:: Data shown ::

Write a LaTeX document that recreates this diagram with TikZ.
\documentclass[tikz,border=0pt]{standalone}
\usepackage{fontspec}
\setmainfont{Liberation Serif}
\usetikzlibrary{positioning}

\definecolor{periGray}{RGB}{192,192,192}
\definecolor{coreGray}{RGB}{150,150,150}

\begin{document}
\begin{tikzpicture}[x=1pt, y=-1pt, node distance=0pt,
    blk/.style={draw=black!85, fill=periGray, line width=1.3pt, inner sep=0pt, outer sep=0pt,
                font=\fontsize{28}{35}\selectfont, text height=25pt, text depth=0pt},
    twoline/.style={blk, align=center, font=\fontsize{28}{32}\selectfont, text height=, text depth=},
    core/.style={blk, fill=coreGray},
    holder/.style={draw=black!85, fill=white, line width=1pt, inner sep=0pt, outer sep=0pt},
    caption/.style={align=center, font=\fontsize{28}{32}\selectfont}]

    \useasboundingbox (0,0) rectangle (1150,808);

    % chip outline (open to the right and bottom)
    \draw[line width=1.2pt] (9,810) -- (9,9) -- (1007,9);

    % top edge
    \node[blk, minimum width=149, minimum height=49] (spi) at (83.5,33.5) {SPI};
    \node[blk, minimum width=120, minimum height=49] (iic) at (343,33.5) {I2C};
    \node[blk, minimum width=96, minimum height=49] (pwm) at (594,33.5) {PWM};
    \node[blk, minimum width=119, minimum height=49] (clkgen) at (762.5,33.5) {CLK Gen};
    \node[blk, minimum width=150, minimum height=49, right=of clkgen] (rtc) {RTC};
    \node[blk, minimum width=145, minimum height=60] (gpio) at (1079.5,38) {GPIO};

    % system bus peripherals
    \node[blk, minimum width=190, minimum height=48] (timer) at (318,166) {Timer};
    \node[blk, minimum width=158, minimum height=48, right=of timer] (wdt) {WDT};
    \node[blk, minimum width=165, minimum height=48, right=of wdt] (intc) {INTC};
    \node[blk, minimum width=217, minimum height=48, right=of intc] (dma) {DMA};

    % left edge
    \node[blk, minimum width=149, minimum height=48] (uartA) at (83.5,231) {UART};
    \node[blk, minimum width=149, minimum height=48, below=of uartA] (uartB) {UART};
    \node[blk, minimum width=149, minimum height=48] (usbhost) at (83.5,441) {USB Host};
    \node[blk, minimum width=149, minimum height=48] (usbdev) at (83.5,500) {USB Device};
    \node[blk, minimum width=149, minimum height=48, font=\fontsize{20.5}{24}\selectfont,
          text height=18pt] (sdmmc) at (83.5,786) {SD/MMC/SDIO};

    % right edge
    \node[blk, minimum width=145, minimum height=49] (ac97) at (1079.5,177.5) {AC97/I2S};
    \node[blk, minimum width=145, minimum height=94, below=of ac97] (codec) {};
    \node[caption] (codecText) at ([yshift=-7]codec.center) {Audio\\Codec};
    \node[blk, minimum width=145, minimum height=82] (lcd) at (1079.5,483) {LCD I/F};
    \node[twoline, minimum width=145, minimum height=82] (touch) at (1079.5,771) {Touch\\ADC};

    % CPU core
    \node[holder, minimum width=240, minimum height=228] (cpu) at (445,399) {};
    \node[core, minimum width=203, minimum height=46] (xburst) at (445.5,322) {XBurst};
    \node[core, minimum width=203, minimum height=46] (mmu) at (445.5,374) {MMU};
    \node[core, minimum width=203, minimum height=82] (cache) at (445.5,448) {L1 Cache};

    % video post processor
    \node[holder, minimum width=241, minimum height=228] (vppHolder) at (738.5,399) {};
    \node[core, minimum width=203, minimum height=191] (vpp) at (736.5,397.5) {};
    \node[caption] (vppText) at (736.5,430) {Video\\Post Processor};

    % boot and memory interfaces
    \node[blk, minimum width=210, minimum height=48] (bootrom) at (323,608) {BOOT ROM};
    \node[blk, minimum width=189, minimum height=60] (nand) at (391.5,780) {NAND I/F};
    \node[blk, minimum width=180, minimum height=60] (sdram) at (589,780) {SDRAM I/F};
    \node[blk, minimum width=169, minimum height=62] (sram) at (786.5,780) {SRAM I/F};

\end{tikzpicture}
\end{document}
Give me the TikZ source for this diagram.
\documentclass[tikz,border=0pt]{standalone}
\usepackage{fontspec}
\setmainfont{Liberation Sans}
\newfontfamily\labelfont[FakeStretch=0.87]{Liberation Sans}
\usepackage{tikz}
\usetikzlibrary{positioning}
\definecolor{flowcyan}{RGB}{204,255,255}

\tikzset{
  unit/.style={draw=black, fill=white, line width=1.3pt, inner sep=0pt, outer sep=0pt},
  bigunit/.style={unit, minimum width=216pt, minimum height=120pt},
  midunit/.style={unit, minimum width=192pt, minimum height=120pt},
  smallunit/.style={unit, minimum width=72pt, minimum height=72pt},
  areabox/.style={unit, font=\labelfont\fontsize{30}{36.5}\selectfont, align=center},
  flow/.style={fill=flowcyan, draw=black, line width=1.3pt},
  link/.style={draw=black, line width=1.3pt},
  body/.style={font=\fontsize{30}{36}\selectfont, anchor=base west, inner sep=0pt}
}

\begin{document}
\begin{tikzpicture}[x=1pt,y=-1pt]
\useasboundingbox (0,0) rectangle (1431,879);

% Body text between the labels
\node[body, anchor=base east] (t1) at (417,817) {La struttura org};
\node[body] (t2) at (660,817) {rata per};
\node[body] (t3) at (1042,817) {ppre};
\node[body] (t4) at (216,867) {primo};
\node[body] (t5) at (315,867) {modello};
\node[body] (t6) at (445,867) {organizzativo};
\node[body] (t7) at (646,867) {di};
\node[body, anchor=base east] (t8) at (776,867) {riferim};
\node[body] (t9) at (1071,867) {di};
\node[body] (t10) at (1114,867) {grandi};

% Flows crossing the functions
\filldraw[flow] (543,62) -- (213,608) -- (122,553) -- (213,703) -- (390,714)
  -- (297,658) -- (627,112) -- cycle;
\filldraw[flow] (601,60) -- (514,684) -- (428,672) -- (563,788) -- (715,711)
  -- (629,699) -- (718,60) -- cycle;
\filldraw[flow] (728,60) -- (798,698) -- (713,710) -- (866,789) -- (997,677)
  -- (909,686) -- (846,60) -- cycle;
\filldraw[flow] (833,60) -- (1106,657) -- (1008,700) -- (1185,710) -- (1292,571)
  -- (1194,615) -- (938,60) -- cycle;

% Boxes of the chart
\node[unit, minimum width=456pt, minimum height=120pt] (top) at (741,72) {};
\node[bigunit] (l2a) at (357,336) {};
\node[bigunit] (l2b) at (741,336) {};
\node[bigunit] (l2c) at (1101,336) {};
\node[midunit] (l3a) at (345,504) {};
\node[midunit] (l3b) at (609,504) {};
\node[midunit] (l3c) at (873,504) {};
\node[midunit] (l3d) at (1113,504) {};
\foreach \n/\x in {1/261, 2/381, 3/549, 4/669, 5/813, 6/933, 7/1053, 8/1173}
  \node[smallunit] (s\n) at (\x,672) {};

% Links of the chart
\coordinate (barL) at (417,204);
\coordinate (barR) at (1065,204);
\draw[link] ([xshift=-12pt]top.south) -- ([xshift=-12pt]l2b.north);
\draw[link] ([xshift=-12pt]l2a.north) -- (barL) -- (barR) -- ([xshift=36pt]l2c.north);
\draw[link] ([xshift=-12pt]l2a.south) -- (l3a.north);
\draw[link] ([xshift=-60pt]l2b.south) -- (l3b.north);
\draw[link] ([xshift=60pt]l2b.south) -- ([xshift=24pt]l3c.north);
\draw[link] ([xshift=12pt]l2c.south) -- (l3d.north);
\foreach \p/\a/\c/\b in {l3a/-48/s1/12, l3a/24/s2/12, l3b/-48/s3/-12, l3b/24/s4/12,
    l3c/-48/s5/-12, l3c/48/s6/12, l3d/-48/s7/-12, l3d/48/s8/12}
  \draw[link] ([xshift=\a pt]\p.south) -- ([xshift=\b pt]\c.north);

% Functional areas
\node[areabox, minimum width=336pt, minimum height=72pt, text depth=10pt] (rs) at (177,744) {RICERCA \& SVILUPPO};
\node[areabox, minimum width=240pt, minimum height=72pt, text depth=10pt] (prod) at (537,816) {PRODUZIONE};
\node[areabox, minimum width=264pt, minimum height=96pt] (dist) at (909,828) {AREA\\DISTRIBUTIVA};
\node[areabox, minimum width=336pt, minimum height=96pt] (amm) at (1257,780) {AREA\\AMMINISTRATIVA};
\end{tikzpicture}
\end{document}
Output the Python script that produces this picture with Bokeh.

:::

◆ Given request ◆
Copy, please, every line from the start of the entries down to the line that holds "minimum width=217, minimum", with both of those lines included and no others.

◆ Answer to the task ◆
Write a LaTeX document that recreates this diagram with TikZ.
\documentclass[tikz,border=0pt]{standalone}
\usepackage{fontspec}
\setmainfont{Liberation Serif}
\usetikzlibrary{positioning}

\definecolor{periGray}{RGB}{192,192,192}
\definecolor{coreGray}{RGB}{150,150,150}

\begin{document}
\begin{tikzpicture}[x=1pt, y=-1pt, node distance=0pt,
    blk/.style={draw=black!85, fill=periGray, line width=1.3pt, inner sep=0pt, outer sep=0pt,
                font=\fontsize{28}{35}\selectfont, text height=25pt, text depth=0pt},
    twoline/.style={blk, align=center, font=\fontsize{28}{32}\selectfont, text height=, text depth=},
    core/.style={blk, fill=coreGray},
    holder/.style={draw=black!85, fill=white, line width=1pt, inner sep=0pt, outer sep=0pt},
    caption/.style={align=center, font=\fontsize{28}{32}\selectfont}]

    \useasboundingbox (0,0) rectangle (1150,808);

    % chip outline (open to the right and bottom)
    \draw[line width=1.2pt] (9,810) -- (9,9) -- (1007,9);

    % top edge
    \node[blk, minimum width=149, minimum height=49] (spi) at (83.5,33.5) {SPI};
    \node[blk, minimum width=120, minimum height=49] (iic) at (343,33.5) {I2C};
    \node[blk, minimum width=96, minimum height=49] (pwm) at (594,33.5) {PWM};
    \node[blk, minimum width=119, minimum height=49] (clkgen) at (762.5,33.5) {CLK Gen};
    \node[blk, minimum width=150, minimum height=49, right=of clkgen] (rtc) {RTC};
    \node[blk, minimum width=145, minimum height=60] (gpio) at (1079.5,38) {GPIO};

    % system bus peripherals
    \node[blk, minimum width=190, minimum height=48] (timer) at (318,166) {Timer};
    \node[blk, minimum width=158, minimum height=48, right=of timer] (wdt) {WDT};
    \node[blk, minimum width=165, minimum height=48, right=of wdt] (intc) {INTC};
    \node[blk, minimum width=217, minimum height=48, right=of intc] (dma) {DMA};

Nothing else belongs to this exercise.